COVID-19 boosters: Who’s eligible, when?
In this article:
- If you previously received the Pfizer or Moderna COVID vaccine, watch for additional doses to be offered this fall.
- If you have a weakened immune system and previously received the Pfizer or Modern vaccine, you may be eligible now for a third dose. Talk with your health care provider about whether a third dose is right for you and how to get your dose, if recommended.
This week, public health and medical experts announced a plan to begin offering COVID-19 vaccine booster shots this fall, subject to more evaluation.
Providence is reviewing the new recommendations to make sure we understand what they mean for our patients, and how to put these recommendations into practice. Further direction for other patients is expected from local public health authorities.
Please continue to wear a mask in public spaces, practice social distancing, and wash your hands frequently to prevent the spread of COVID-19. Thank you for helping us stop the spread of this virus.
Information for high-risk individuals
The CDC and FDA have already approved and recommended a third dose of Moderna or Pfizer COVID-19 vaccine for people who have weakened immune systems. At this time, Providence is only making booster appointments for these high-risk individuals, as recommended by their provider.
People in this category include:
- Those receiving active cancer treatment for tumors or cancers of the blood.
- Those who have received an organ transplant and are taking medicine to suppress the immune system.
- Those who have received a stem cell transplant within the last two years or are taking medicine to suppress the immune system.
- Those with moderate or severe primary immunodeficiency (such as DiGeorge syndrome or Wiskott-Aldrich syndrome).
- Those with advanced or untreated HIV infection.
- Those undergoing active treatment with high-dose corticosteroids or other drugs that may suppress your immune system.
Things to know:
- Third doses are authorized only for Moderna or Pfizer COVID-19 vaccines at this time.
- We are still waiting to hear whether a second dose will be authorized for Johnson & Johnson.
- For a third dose, you should receive the same brand as your initial vaccine series.
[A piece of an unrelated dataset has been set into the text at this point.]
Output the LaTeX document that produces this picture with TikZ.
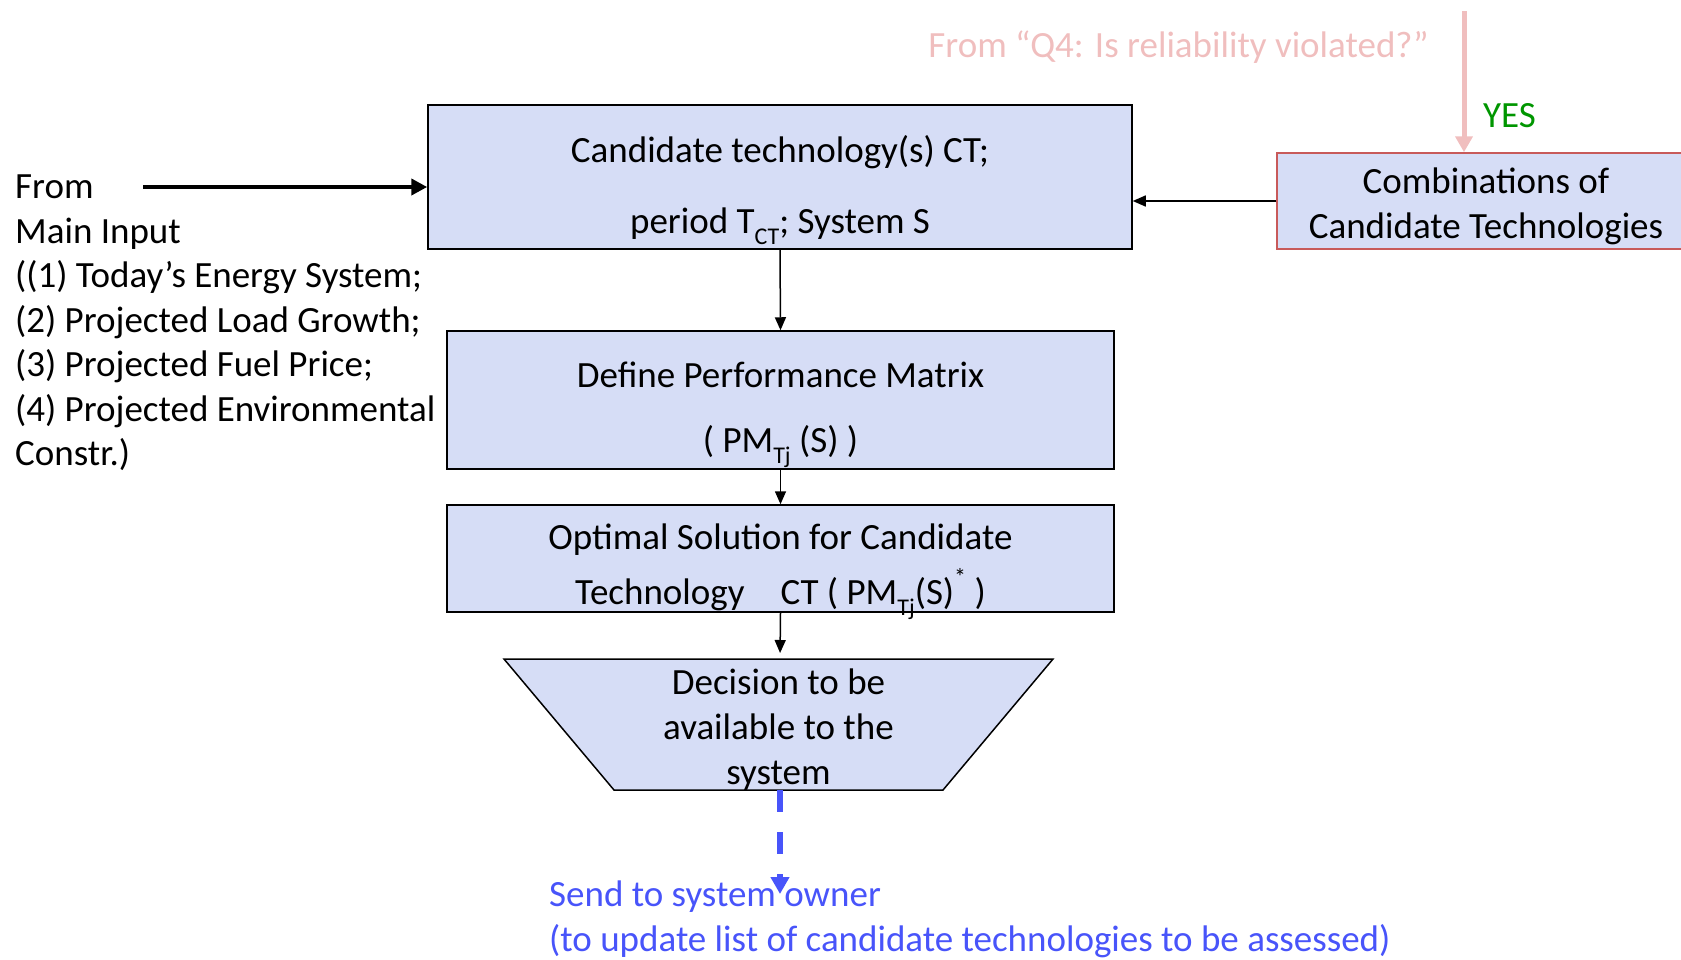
\documentclass[tikz,border=0pt]{standalone}
\usepackage{fontspec}
\setmainfont{Carlito}
\usetikzlibrary{arrows.meta}

\definecolor{boxfill}{RGB}{214,221,246}
\definecolor{combedge}{RGB}{200,90,90}
\definecolor{q4pink}{RGB}{240,190,190}
\definecolor{yesgreen}{RGB}{0,150,0}
\definecolor{ownerblue}{RGB}{72,84,250}

% small lowered / raised text for indices
\newcommand\lowsub[1]{\raisebox{-0.3em}{\fontsize{24}{24}\selectfont #1}}
\newcommand\highsup[1]{\raisebox{0.5em}{\fontsize{24}{24}\selectfont #1}}

\begin{document}
\begin{tikzpicture}[x=1pt,y=-1pt,
  every node/.style={font=\fontsize{37}{44.5}\selectfont, inner sep=0pt},
  stagebox/.style={draw=black, line width=1.5pt, fill=boxfill},
  stagetext/.style={align=center},
  flow/.style={line width=1.5pt, -{Triangle[length=13pt,width=11pt]}},
]
\useasboundingbox (0,0) rectangle (1681,959);

% main stages: box, then its text
\node[stagebox, minimum width=704pt, minimum height=144pt] (ct) at (780,177) {};
\node[stagetext, font=\fontsize{37}{71}\selectfont, yshift=-13pt] (ct-text) at (ct.center)
  {Candidate technology(s) CT;\\period T\lowsub{CT}; System S};

\node[stagebox, minimum width=667pt, minimum height=138pt] (pm) at (780.5,400) {};
\node[stagetext, font=\fontsize{37}{65}\selectfont, yshift=-15pt] (pm-text) at (pm.center)
  {Define Performance Matrix\\( PM\lowsub{Tj} (S) )};

\node[stagebox, minimum width=667pt, minimum height=107pt] (opt) at (780.5,558.5) {};
\node[stagetext, font=\fontsize{37}{55}\selectfont, yshift=-13pt] (opt-text) at (opt.center)
  {Optimal Solution for Candidate\\Technology\hspace{0.75em} CT ( PM\lowsub{Tj}(S)\highsup{*} )};

\node[stagebox, draw=combedge, minimum width=418pt, minimum height=96pt] (comb) at (1486,201) {};
\node[stagetext, font=\fontsize{37}{45}\selectfont, yshift=-5pt] (comb-text) at (comb.center)
  {Combinations of\\Candidate Technologies};

% decision trapezoid
\coordinate (dtl) at (504,659);
\coordinate (dtr) at (1053,659);
\coordinate (dbr) at (943,790);
\coordinate (dbl) at (614,790);
\coordinate (dtop) at (780,659);
\coordinate (dbot) at (780,790);
\draw[line width=1.5pt, fill=boxfill] (dtl) -- (dtr) -- (dbr) -- (dbl) -- cycle;
\node[stagetext, font=\fontsize{37}{45}\selectfont] (dec) at (778.5,730) {Decision to be\\available to the\\system};

% inputs
\node[anchor=north west, align=left] (maininput) at (15,175)
  {From\\Main Input\\((1) Today’s Energy System;\\(2) Projected Load Growth;\\(3) Projected Fuel Price;\\(4) Projected Environmental\\Constr.)};
\coordinate (inL) at (143,187);

\node[text=q4pink, anchor=base east] (q4text) at (1429,57) {From “Q4: Is reliability violated?”};
\coordinate (q4) at (1464,11);
\node[text=yesgreen, anchor=base west] (yes) at (1483,127) {YES};

% output
\node[text=ownerblue, anchor=north west, align=left, font=\fontsize{37}{45}\selectfont] (owner) at (549,881)
  {Send to system owner\\(to update list of candidate technologies to be assessed)};
\coordinate (ownertip) at (780,894);

% connectors
\draw[flow] (ct.south) -- (pm.north);
\draw[flow] (pm.south) -- (opt.north);
\draw[flow, shorten >=6pt] (opt.south) -- (dtop);
\draw[flow] (comb.west) -- (comb.west -| ct.east);
\draw[line width=4.5pt, -{Triangle[length=16pt,width=16pt]}] (inL) -- (inL -| ct.west);
\draw[q4pink, line width=5pt, -{Triangle[length=16pt,width=17pt]}] (q4) -- (q4 |- comb.north);
\draw[ownerblue, line width=5.5pt, dash pattern=on 22pt off 20pt,
      -{Triangle[length=17pt,width=18pt]}] (dbot) -- (ownertip);
\end{tikzpicture}
\end{document}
The other brand may be used if the original is unavailable.
- This means if you had Pfizer for your first and second doses, your third dose also should be Pfizer.
- But, if Pfizer is unavailable, it’s OK to get Moderna.
- The third dose of Pfizer or Moderna vaccine should be given at least 28 days after your last dose.
We know the COVID-19 vaccines are highly effective at preventing severe illness, hospitalizations and death due to COVID-19. But, those with weakened immune systems may experience less immunity from the vaccine and benefit from the additional protection of another dose. People with moderately or severely weakened immune systems are more vulnerable to COVID-19 because they are at risk of more serious, prolonged illness.
If you are eligible to receive an additional dose of the Pfizer or Moderna COVID-19 vaccine based on the recent authorization, talk with a health care provider about your medical condition, whether a third dose is right for you and how to get your dose, if recommended.